I’ve got to level with you guys. I’m facing a real dilemma here. I love Final Destination 3. But I HAVE NO IDEA WHY. It’s not a good movie, I don’t think. But I also don’t love it because it’s terrible. But it’s a movie I love so much I’ve watched it 4 times this month. It is always on HBO. Final Destination 3 stars the girl from Brick that I have a crush on (Wait…Hold on…Actually I’m being told it stars the girl from Sky High who I don’t have a crush on. Sorry, I always get those two movies mixed up, you know, because they’re so similar), and someone named Texas Battle. (Or at least it says so in the credits, but I refuse to believe that there is someone out there actually calling him or herself Texas Battle). FD3 mixes the over the top ridiculousness of FD1 and the mega super A-bomb ridiculousness of FD2 into a cocktail of face burning acid that will thrill and delight!

FD3 has the greatest premonition scene in all of movie history, and that includes the movie Premonition. Let me just say it involves a bunch of kids and a roller coaster. IT IS AWESOME! People get cut in half, the roller coaster defies the laws of physics and hangs for an eternity at the top of its loop. It is amazing. And to think I’m only being half sarcastic when I write this!

Where FD3 really succeeds is in its execution. It throws away the build up to everyone’s crazy deaths that was so prevalent in the first two, and instead of building up tension using fake scares and slow mo as people turn on ovens and stuff, it lets us know how the characters are going to die using a cheap plot device. The entire movie is a race to see if the main characters can convince people not to go tanning or whatever, and when they can’t, getting there just late enough to watch their heads explode as the main characters look on in terror with blood all over them. Seriously, I would say an eighth of the scenes in this movie end with two people looking on in horror as blood splatters all over their faces. For some reason, I enjoy this every time it happens. (Funnily enough, it seems as if MTV agrees as they just premiered this show called Scarred that seems to have the same premise. Only with skateboarders and in real life.)

In the end, I think the reason I love this movie so much is for the same reason I used to love that game Mouse Trap. It’s literally like watching that game happen over and over again, only if some kind of outrageous idiot savant had designed it. In one scene, two valley girls turn the heat up in their tanning salon, which melts the ice on a soda; the condensation from the soda leaks into the box that controls the temperature on their tanning beds, frying them; the heater blows a coat rack over; which knocks a shelf on top of the two tanning beds, causing the two girls to burn to death in a tanning bed. All while the chorus of Roller Coaster of Love plays over and over again! I know it’s stupid, but it’s great stupid. I think. I don’t know what else to say, I love this movie!

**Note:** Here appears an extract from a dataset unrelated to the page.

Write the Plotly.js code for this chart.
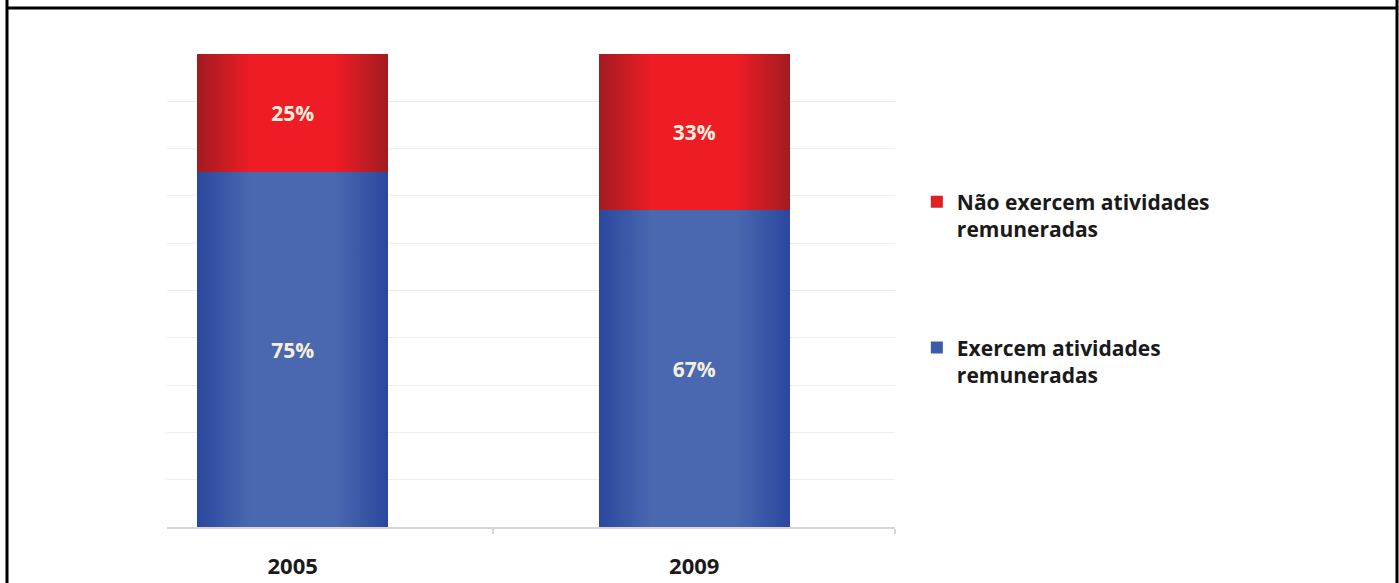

So, go see Final Destination 3, but please don’t blame me if you think it sucks.

5 comments:

Jeff GP said...

The only piece of this trilogy I have seen is the beginning of FD2.

Needless to say, I was impressed.

Actually, I think I may have seen the beginning of FD1. Does FD1 star the entire cast of Lost?

Jeff Larson said...

Man alive, yeah, the beginning of FD2 rules!

Anonymous said...

it's all about FD3 guys. Trust me on this one.

Anonymous said...

Oh man, I remember that FD2 beginning... I believe that was around the same time Bad Boys 2's extended fourth act came out... man that was a great time, working at the Cinema 9.

Anonymous said...

Man everyone is clearly behind on their FDs. I think it's about time everyone bumped the FDs to the tops of their respective queues.